## START Records shown
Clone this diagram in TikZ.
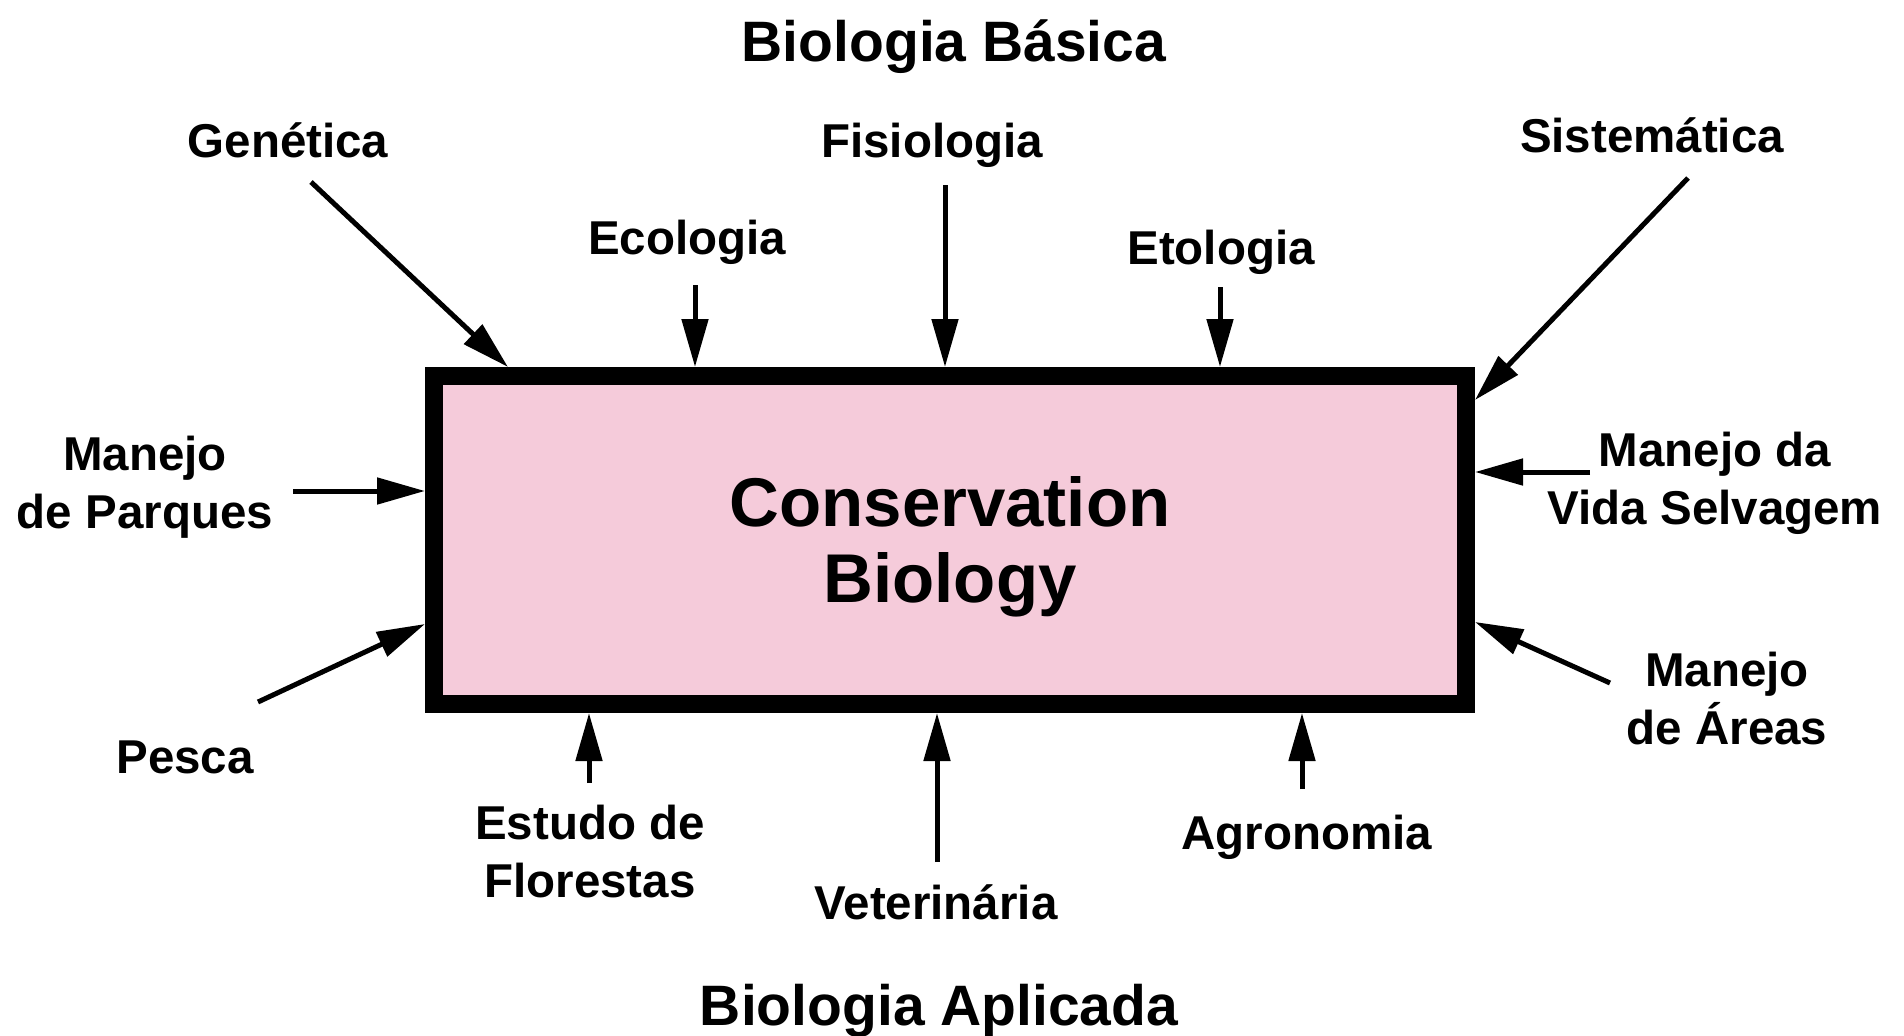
\documentclass[tikz,border=0pt]{standalone}
\usepackage{fontspec}
\setmainfont{Liberation Sans}
\usetikzlibrary{arrows.meta,calc}
\definecolor{cbpink}{RGB}{245,203,218}
\begin{document}
\begin{tikzpicture}[x=1pt,y=-1pt,
  lbl/.style={inner sep=0pt, font=\fontsize{47.5}{58}\selectfont\bfseries, text height=34pt, text depth=0pt},
  lbl2/.style={lbl, align=center, text height=92pt},
  head/.style={inner sep=0pt, font=\fontsize{57}{68}\selectfont\bfseries, text height=40.8pt, text depth=0pt},
  arr/.style={line width=5pt, -{Triangle[length=48pt,width=26pt]}},
  cbox/.style={draw=black, fill=cbpink, line width=18pt, minimum width=1032pt, minimum height=328pt,
    inner sep=0pt, align=center, font=\fontsize{69}{76}\selectfont\bfseries, text height=125.4pt, text depth=0pt}
]
\useasboundingbox[fill=white] (0,0) rectangle (1904,1036);

\node[cbox] (cb) at (950,540) {Conservation\\Biology};

% headings
\node[head] (bb) at (954,41) {Biologia Básica};
\node[head] (ba) at (939,1005) {Biologia Aplicada};

% top labels
\node[lbl] (gen) at (288,140) {Genética};
\node[lbl] (eco) at (687,237) {Ecologia};
\node[lbl] (fis) at (932,140) {Fisiologia};
\node[lbl] (eto) at (1221,247) {Etologia};
\node[lbl] (sis) at (1652,135) {Sistemática};
% side labels
\node[lbl2] (mp) at (145,482) {Manejo\\de Parques};
\node[lbl] (pes) at (185,756) {Pesca};
\node[lbl2] (mv) at (1715,478.5) {Manejo da\\Vida Selvagem};
\node[lbl2] (ma) at (1727,698.5) {Manejo\\de Áreas};
% bottom labels
\node[lbl2] (ef) at (590,851) {Estudo de\\Florestas};
\node[lbl] (vet) at (936,902) {Veterinária};
\node[lbl] (agr) at (1307,832) {Agronomia};

% arrow tails
\coordinate (tGen) at (311,182);
\coordinate (tEco) at (695,285);
\coordinate (tFis) at (945,185);
\coordinate (tEto) at (1220,287);
\coordinate (tSis) at (1688,178);
\coordinate (tMP) at (293,491);
\coordinate (tPes) at (258,702);
\coordinate (tMV) at (1590,472);
\coordinate (tMA) at (1610,683);
\coordinate (tEF) at (589,783);
\coordinate (tVet) at (937,862);
\coordinate (tAgr) at (1302,789);

\draw[arr] (tGen) -- ($(cb.north west)+(83,0)$);
\draw[arr] (tEco) -- (tEco |- cb.north);
\draw[arr] (tFis) -- (tFis |- cb.north);
\draw[arr] (tEto) -- (tEto |- cb.north);
\draw[arr] (tSis) -- ($(cb.north east)+(0,33)$);
\draw[arr] (tMP) -- (tMP -| cb.west);
\draw[arr] (tPes) -- ($(cb.west)+(0,84)$);
\draw[arr] (tMV) -- (tMV -| cb.east);
\draw[arr] (tMA) -- ($(cb.east)+(0,82)$);
\draw[arr] (tEF) -- (tEF |- cb.south);
\draw[arr] (tVet) -- (tVet |- cb.south);
\draw[arr] (tAgr) -- (tAgr |- cb.south);
\end{tikzpicture}
\end{document}
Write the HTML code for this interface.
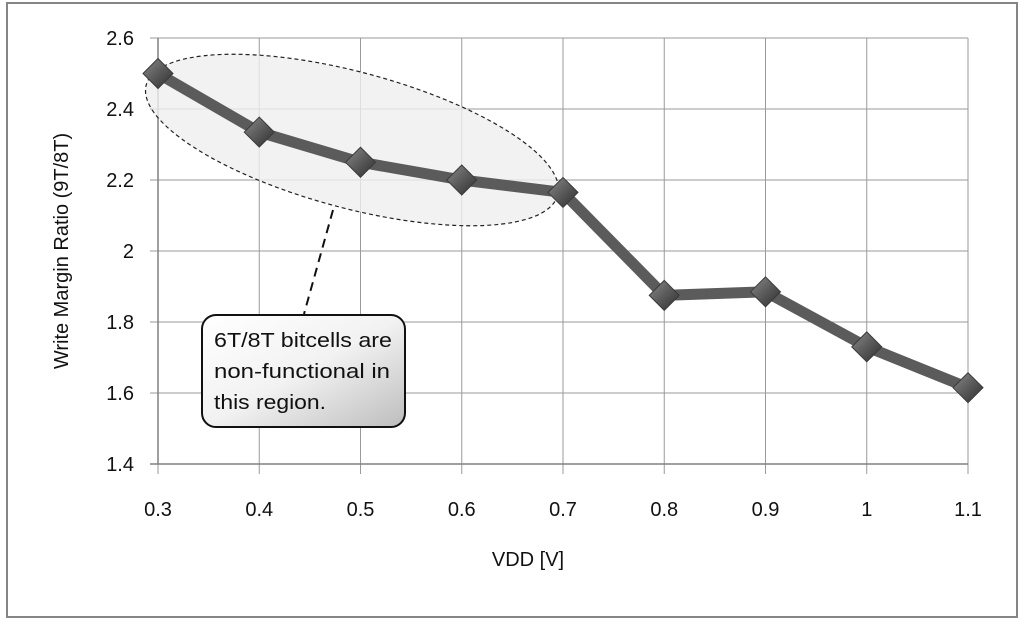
## END Records shown
▶ **Task brief**
The word "this" may appear on some lines. Report how many lines hold it, giving the number alone.

▶ **Result**
2